On Tue, 29 May 2001, Joey Hess wrote:

> [2] The one longstanding gripe about use of debconf in postinst that this
>     does _not_ address is the way a postinst that starts an ill-behaved
>     daemon that does not close all low numbered fd's can appear to lock up.
>     Tough. daemon(3) exists for a reason.

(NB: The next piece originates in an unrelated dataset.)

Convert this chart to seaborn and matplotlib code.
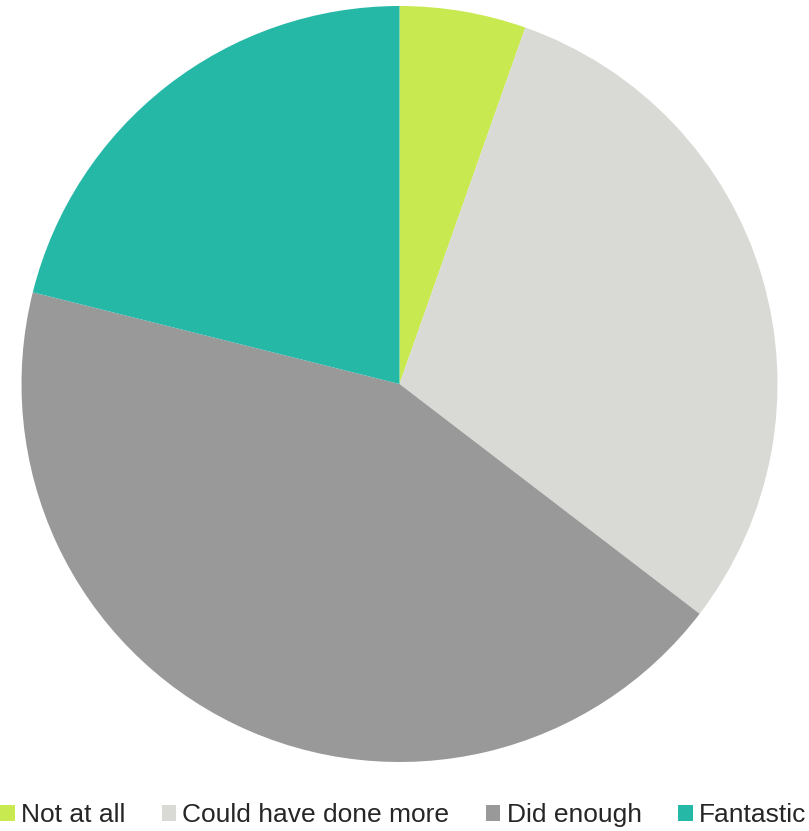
import matplotlib
matplotlib.use("Agg")
import matplotlib.pyplot as plt
from matplotlib.patches import Patch
import seaborn as sns

categories = ["Not at all", "Could have done more", "Did enough", "Fantastic"]
shares = [5.4, 30.0, 43.5, 21.1]
colors = ["#C8E950", "#D9D9D5", "#999999", "#25B8A6"]

sns.set_theme(style="white")
plt.rcParams["font.family"] = ["Liberation Sans", "DejaVu Sans"]

W, H = 809, 831
fig = plt.figure(figsize=(W / 100, H / 100), dpi=100)

cx, cy, r = 399.5, 384.0, 378.0
ax = fig.add_axes([(cx - r) / W, (H - cy - r) / H, 2 * r / W, 2 * r / H])
ax.pie(shares, colors=colors, startangle=90, counterclock=False, radius=1.0,
       wedgeprops=dict(linewidth=0))
ax.set_xlim(-1, 1)
ax.set_ylim(-1, 1)
ax.set_aspect("equal")
ax.axis("off")

handles = [Patch(facecolor=c, edgecolor="none") for c in colors]
fig.legend(handles, categories, loc="center left", bbox_to_anchor=(0.0, 1 - 815 / H),
           ncol=4, frameon=False, fontsize=19, borderpad=0, borderaxespad=0,
           handlelength=0.55, handleheight=0.55, handletextpad=0.24,
           columnspacing=1.38)

fig.savefig("out.png", dpi=100)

Doing things over a separate file descriptor, is actually worse, if programs
assume that daemon(3) does everything for them.

--
:/tmp/daemon.c
#include <sys/types.h>
#include <sys/stat.h>
#include <fcntl.h>
#include <unistd.h>

int main( int argc, char **argv )
{
        int fd = open( "/tmp/foo", O_WRONLY | O_CREAT );
        daemon( 0, 0 );
        return 0;
}
yakko:/usr/share# strace -ff /tmp/daemon  3</etc/passwd
...
open("/tmp/foo", O_WRONLY|O_CREAT, 01001102031) = 4
fork()                                  = 16082
[pid 16082] setsid()                    = 16082
[pid 16082] chdir("/")                  = 0
[pid 16082] open("/dev/null", O_RDWR)   = 5
[pid 16082] fstat64(5, {st_mode=S_IFCHR|0666, st_rdev=makedev(1, 3), ...}) =
0
[pid 16082] dup2(5, 0)                  = 0
[pid 16082] dup2(5, 1)                  = 1
[pid 16082] dup2(5, 2)                  = 2
[pid 16082] close(5)                    = 0
[pid 16082] _exit(0)                    = ?
--- SIGCHLD (Child exited) ---
_exit(0)                                = ?

Note how neither fd3, which was inheriated, nor fd4(which was opened by the
program), is touched by daemon(3).  fd4 not being touched I would not consider
a bug, as it was open locally.  However, the daemon would need to close all
other descriptors, without closing ones it opened itself.  This is not
straight forward code.

How about, instead of having debconf use an always open descriptor, it uses a
named pipe, and opens and closes when it needs to?  That seems like a
similiarly small enough change to the library, and, as a bonus, fixes this
descriptor inheritance problem.  Just populate the aformentioned DEBCONF_PIPE
environment variable with the name of the pipe.